Slightly less worrisome that the offense isn’t all that great right now. 4.5 runs a game during the month of May might not sound so bad, but the dead spots in the lineup are offsetting some stellar performances. Having perhaps his best season in a career of best seasons, Mike Trout posted a 1.205 OPS in May, and Andrelton Simmons hit .352/.413/.472 as he continues to push for top slot as the best shortstop in the American League.
As good as those guys are, they can’t compete with how bad Kole Calhoun is, because Kole Calhoun is HISTORICALLY BAD. His .108 batting average (8-74) came with exactly one extra-base hit, and he tallied one whole RBI the entire month. Ian Kinsler and Albert Pujols pitched in with soft May production as well. Sprinkling in weak spots throughout the lineup mitigated a lot of what Trout, Simmons, and Ohtani did that were good.

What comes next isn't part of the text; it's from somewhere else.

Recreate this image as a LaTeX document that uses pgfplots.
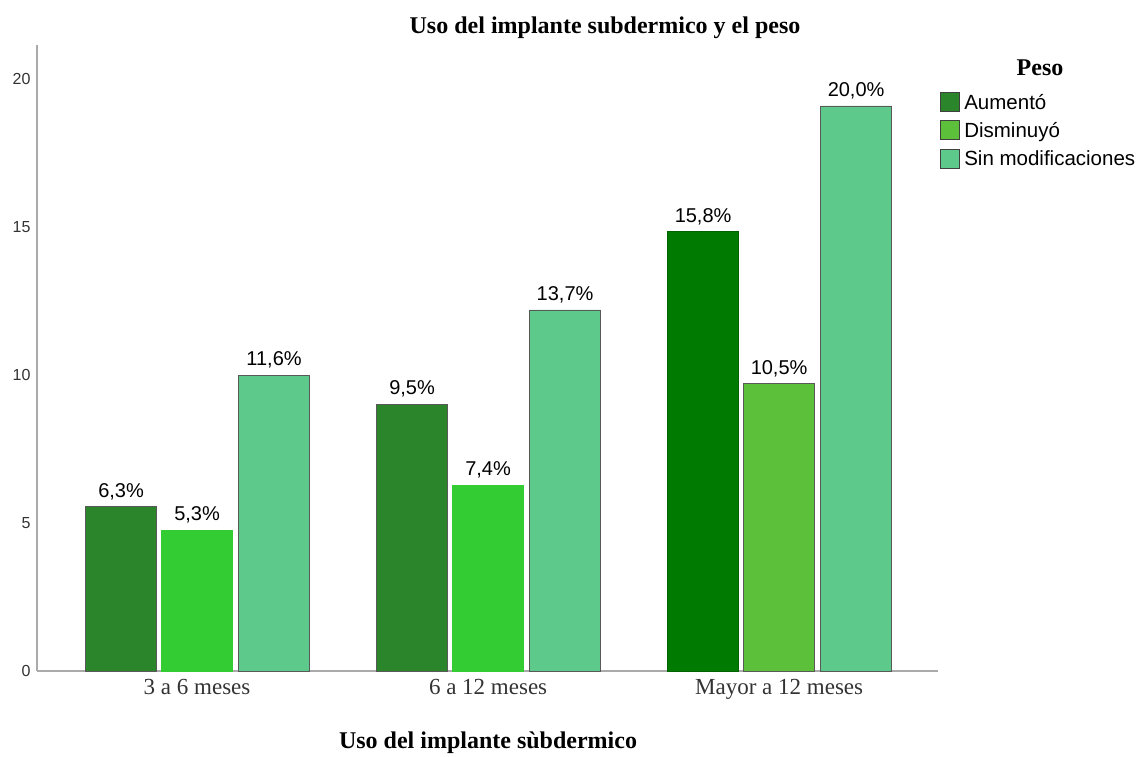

What does all this mean for June? About as much as April meant to May: in other words, nothing. Instead of a schedule that includes Seattle, Colorado, Houston and the Yankees, the Angels will start June with a stretch of games against the Rangers, Royals, and Twins, all sub-.500 teams. It’s a chance to get straight, get healthy, and get back on track. Postmortems are for the dead, and this season has only just begun.